By most estimates, a significant percentage of the entry-level workers in the local landscaping, construction, food service and tourism industries are unskilled Latinos. Verifying their legal status is next to impossible, several employers said, because of the ready availability of forged documents -- not that anyone is likely to admit to knowingly breaking the law.

Besides, the relatively cheap labor -- and the steady supply of people eager to do the work -- is what helps keep the Coachella Valley humming.

"If we stopped everything tomorrow, said, 'Everyone go home,' and the jobs opened to Americans or legals only, it would be so gut-wrenching the economy couldn't handle it," said Dennis Cunningham, another big local developer and a disaffected Republican.

That means living amid an obvious contradiction, which many are content to ignore: a winking acceptance of lawbreaking at the same time people blame illegal immigrants for increased crime, worsening traffic and a growing drain on public services. Some, like barbershop owner Judy Bronstein, acknowledge as much. "I think we better watch what we wish for," said Bronstein as she prepared to call to order the weekly Palm Spring Rotary Club meeting. "Or we might have a $5 tomato."

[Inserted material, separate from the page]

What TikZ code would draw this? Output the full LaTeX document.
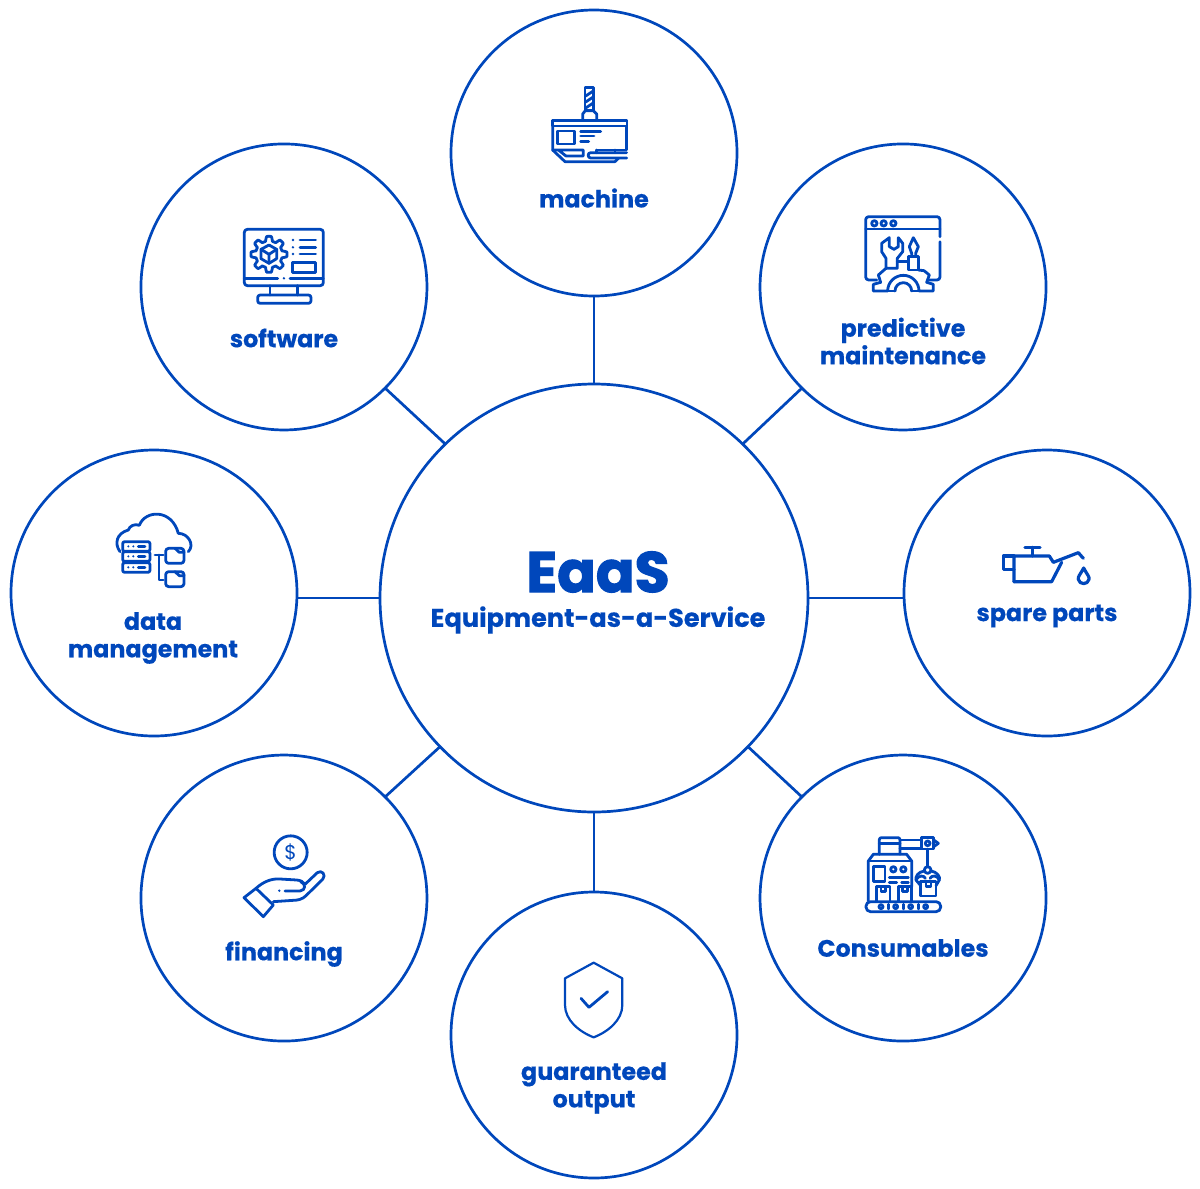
\documentclass[tikz,border=0pt]{standalone}
\usepackage{fontspec}
\setmainfont[BoldFeatures={FakeBold=0.5}]{Poppins}
\newfontfamily\heavyfont[BoldFeatures={FakeBold=2}]{Poppins}
\usepackage{tikz}
\usetikzlibrary{positioning,calc}
\definecolor{eaasblue}{RGB}{0,71,187}
\tikzset{
  hubcircle/.style = {draw=eaasblue, circle, line width=2.7pt, minimum size=428pt, inner sep=0pt, outer sep=0pt},
  satcircle/.style = {draw=eaasblue, circle, line width=2.7pt, minimum size=286pt, inner sep=0pt, outer sep=0pt},
  spoke/.style     = {draw=eaasblue, line width=2.7pt},
  satlabel/.style  = {text=eaasblue, align=center, inner sep=0pt, font=\fontsize{23.8}{27.5}\selectfont\bfseries},
  iconline/.style  = {draw=eaasblue, line width=2.8pt, line join=round, line cap=round},
  iconarea/.style  = {x=0.3333pt, y=-0.3333pt, iconline},
}
\begin{document}
\begin{tikzpicture}[x=1pt,y=-1pt]
  \useasboundingbox (0,0) rectangle (1200,1189);
  \node[hubcircle] (hub) at (594,598) {};
  \node[satcircle, above=88pt of hub] (machine) {};
  \node[satcircle, below=80pt of hub] (guaranteed) {};
  \node[satcircle, left=83pt of hub, yshift=5pt] (data) {};
  \node[satcircle, right=96pt of hub, yshift=5pt] (spare) {};
  \node[satcircle, above left=58.6pt and 57.6pt of hub] (software) {};
  \node[satcircle, above right=58.6pt and 56.6pt of hub] (predictive) {};
  \node[satcircle, below left=47.6pt and 57.6pt of hub] (financing) {};
  \node[satcircle, below right=47.6pt and 56.6pt of hub] (consumables) {};

  \draw[spoke] (hub.north) -- (machine.south);
  \draw[spoke] (hub.south) -- (guaranteed.north);
  \draw[spoke] (hub.west) -- (hub.west -| data.east);
  \draw[spoke] (hub.east) -- (hub.east -| spare.west);
  \draw[spoke] (hub.134) -- (software.-45);
  \draw[spoke] (hub.46) -- (predictive.225);
  \draw[spoke] (hub.224) -- (financing.45);
  \draw[spoke] (hub.316) -- (consumables.135);

  \node[text=eaasblue, inner sep=0pt, font=\heavyfont\fontsize{57}{60}\selectfont\bfseries] (eaas) at (598,572) {EaaS};
  \node[text=eaasblue, inner sep=0pt, font=\fontsize{25.6}{30}\selectfont\bfseries] (eaasfull) at (598,620) {Equipment-as-a-Service};
  \node[satlabel] (machinetxt) at (594,198) {machine};
  \node[satlabel] (softwaretxt) at (284,338) {software};
  \node[satlabel] (predictivetxt) at (903,341) {predictive\\maintenance};
  \node[satlabel] (datatxt) at (153,638) {data\\management};
  \node[satlabel] (sparetxt) at (1047,616) {spare parts};
  \node[satlabel] (financingtxt) at (284,954) {financing};
  \node[satlabel] (consumablestxt) at (903,948) {Consumables};
  \node[satlabel] (guaranteedtxt) at (594,1088) {guaranteed\\output};

  % machine
  \begin{scope}[shift={(530,70)},iconarea]
    \draw (165,122) rectangle (190,52);
    \foreach \yy in {70,88,106} \draw (167,\yy+8) -- (188,\yy-6);
    \draw (158,150) -- (158,132) -- (166,122) -- (190,122) -- (200,132) -- (200,150);
    \draw (67,152) rectangle (291,168);
    \draw (68,168) -- (68,240) -- (105,275) -- (255,275) -- (266,264);
    \draw (290,168) -- (290,240) -- (200,240);
    \draw (68,240) -- (160,240) -- (160,258) -- (108,258) -- (85,240);
    \draw (82,183) rectangle (133,222);
    \draw (152,184) -- (212,184) (152,198) -- (192,198) (152,214) -- (176,214);
    \draw (290,248) -- (182,248) to[out=180,in=180,looseness=1.6] (182,264) -- (290,264);
    \draw (200,240) -- (200,248) (255,240) -- (255,248);
  \end{scope}

  % software
  \begin{scope}[shift={(225,215)},iconarea]
    \draw[rounded corners=3pt] (58,43) rectangle (295,212);
    \draw (58,190) -- (158,190) (195,190) -- (295,190);
    \fill[eaasblue] (177,190) circle (4);
    \draw (135,212) -- (135,240) (218,212) -- (218,240);
    \draw[rounded corners=2.5pt] (98,240) rectangle (258,265);
    \draw plot[domain=0:360,samples=145] ({132+(47+7*max(-1,min(1,2*cos(8*\x))))*cos(\x)},{118+(47+7*max(-1,min(1,2*cos(8*\x))))*sin(\x)}) -- cycle;
    \draw (132,90) -- (155,103) -- (155,131) -- (132,145) -- (108,131) -- (108,103) -- cycle;
    \draw (108,103) -- (132,118) -- (155,103) (132,118) -- (132,145);
    \foreach \yy in {75,97,117} {
      \fill[eaasblue] (204,\yy) circle (4);
      \draw (225,\yy) -- (272,\yy);
    }
    \draw (203,142) rectangle (272,172);
  \end{scope}

  % predictive maintenance
  \begin{scope}[shift={(850,205)},iconarea]
    \draw[rounded corners=3pt] (80,225) -- (47,225) -- (47,35) -- (270,35) -- (270,95);
    \draw[rounded corners=3pt] (270,110) -- (270,225) -- (238,225);
    \draw (47,72) -- (270,72);
    \foreach \xx in {73,101,130} \draw (\xx,55) circle (8);
    \draw (118,98) -- (118,125) -- (132,133) -- (145,125) -- (145,98) -- (158,115) -- (158,140) -- (142,160) -- (142,190) -- (108,190) -- (108,160) -- (95,140) -- (95,115) -- cycle;
    \draw (190,98) -- (205,125) -- (197,145) -- (197,155) (190,98) -- (178,125) -- (185,145) -- (185,155);
    \draw (142,170) -- (175,170);
    \draw (175,155) rectangle (205,195);
    \draw (108,190) -- (85,210) -- (92,232) -- (70,238) -- (70,258) -- (113,258) arc[start angle=180,end angle=360,radius=47] -- (250,258) -- (250,238) -- (230,232) -- (238,210) -- (222,197) -- (205,195);
    \draw (135,258) arc[start angle=180,end angle=360,radius=25];
    \draw (113,258) -- (135,258) (185,258) -- (207,258);
  \end{scope}

  % data management
  \begin{scope}[shift={(100,500)},iconarea]
    \draw (60,155) .. controls (42,130) and (50,100) .. (85,90) .. controls (88,78) and (105,70) .. (118,76) .. controls (135,30) and (215,25) .. (235,100) .. controls (265,100) and (285,135) .. (265,155);
    \foreach \yy in {125,155,188} {
      \draw[rounded corners=2pt] (68,\yy) rectangle (150,\yy+29);
      \fill[eaasblue] (85,\yy+14) circle (3.5) (100,\yy+14) circle (3.5);
      \draw (115,\yy+14) -- (135,\yy+14);
    }
    \draw (165,165) -- (190,165) (177,165) -- (177,240) -- (190,240);
    \foreach \yy in {145,215} {
      \draw[rounded corners=3pt] (197,\yy) rectangle (252,\yy+45);
      \draw (225,\yy) -- (238,\yy+12) -- (252,\yy+12);
    }
  \end{scope}

  % spare parts
  \begin{scope}[shift={(990,530)},iconarea]
    \draw[line width=3.2pt] (105,52) -- (150,52) (128,52) -- (128,78);
    \draw[line width=3.2pt] (72,155) -- (72,78) -- (178,78) -- (190,97) -- (265,68) -- (280,85);
    \draw[line width=3.2pt] (72,155) -- (185,155) -- (215,97);
    \draw[line width=3.2pt] (72,78) -- (40,78) -- (40,118) -- (72,118);
    \draw[line width=3.2pt] (281,114) .. controls (270,135) and (263,140) .. (265,148) .. controls (268,165) and (294,165) .. (297,148) .. controls (299,140) and (292,135) .. (281,114) -- cycle;
  \end{scope}

  % financing
  \begin{scope}[shift={(230,825)},iconarea]
    \node[circle, draw=eaasblue, line width=2.8pt, minimum size=33pt, inner sep=0pt, text=eaasblue, font=\fontsize{20}{20}\selectfont] (coin) at (182,82) {\$};
    \draw (42,218) -- (78,190) -- (130,240) -- (100,275) -- cycle;
    \draw (78,190) .. controls (100,170) and (125,160) .. (150,162) -- (200,165) .. controls (212,166) and (220,170) .. (225,178) -- (262,143) .. controls (275,133) and (290,150) .. (278,163) -- (228,212) .. controls (218,222) and (205,226) .. (190,226) -- (130,230);
    \draw (165,198) -- (210,198) .. controls (228,196) and (228,176) .. (212,170);
    \fill[eaasblue] (148,197) circle (4);
  \end{scope}

  % consumables
  \begin{scope}[shift={(850,825)},iconarea]
    \draw[rounded corners=2pt] (88,88) -- (88,38) -- (150,38) -- (150,88);
    \draw (88,55) -- (150,55);
    \draw (150,45) -- (215,45) (150,70) -- (215,70);
    \draw (215,38) rectangle (250,72);
    \draw (233,55) circle (7);
    \draw (250,44) -- (265,55) -- (250,66);
    \draw (233,72) -- (233,125);
    \draw (233,135) circle (10);
    \draw (223,138) .. controls (205,140) and (195,155) .. (198,165) -- (212,182) (243,138) .. controls (260,140) and (272,155) .. (268,165) -- (258,182);
    \draw (198,165) .. controls (205,150) and (222,150) .. (226,160) (240,160) .. controls (245,150) and (262,150) .. (268,165);
    \draw (212,170) rectangle (258,213);
    \draw (228,170) -- (228,185) -- (243,185) -- (243,170);
    \draw (55,228) -- (55,108) -- (70,88) -- (170,88) -- (185,108) -- (185,185);
    \draw (55,108) -- (185,108);
    \draw (70,125) rectangle (105,170);
    \draw (130,133) circle (8) (160,133) circle (8);
    \draw (118,157) -- (175,157) (118,172) -- (140,172) (155,172) -- (175,172);
    \foreach \xx in {80,145} {
      \draw (\xx,228) -- (\xx,185) -- (\xx+40,185) -- (\xx+40,228);
      \draw (\xx+13,185) -- (\xx+13,200) -- (\xx+27,200) -- (\xx+27,185);
    }
    \draw[rounded corners=4.5pt] (48,230) rectangle (272,260);
    \foreach \xx in {93,137,182,227} \draw (\xx,245) circle (6);
    \foreach \xx in {115,160,205} \draw (\xx,238) -- (\xx,252);
  \end{scope}

  % guaranteed output
  \begin{scope}[shift={(545,950)},iconarea]
    \draw[line width=2.2pt] (146,38) -- (232,85) -- (232,165) .. controls (232,210) and (190,245) .. (146,262) .. controls (102,245) and (60,210) .. (60,165) -- (60,85) -- cycle;
    \draw (108,145) -- (132,172) -- (188,125);
  \end{scope}
\end{tikzpicture}
\end{document}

Others questioned the prevailing wisdom that drives so much of the immigration debate, such as the notion that citizens won't do the jobs taken by illegal workers. "I really think our population has enough number-wise to accommodate all the work positions in the country," said Helene Kalfuss, a retired speech pathologist and fellow Rotarian. "If they have to start at the bottom and do the jobs that people don't like to do, so be it."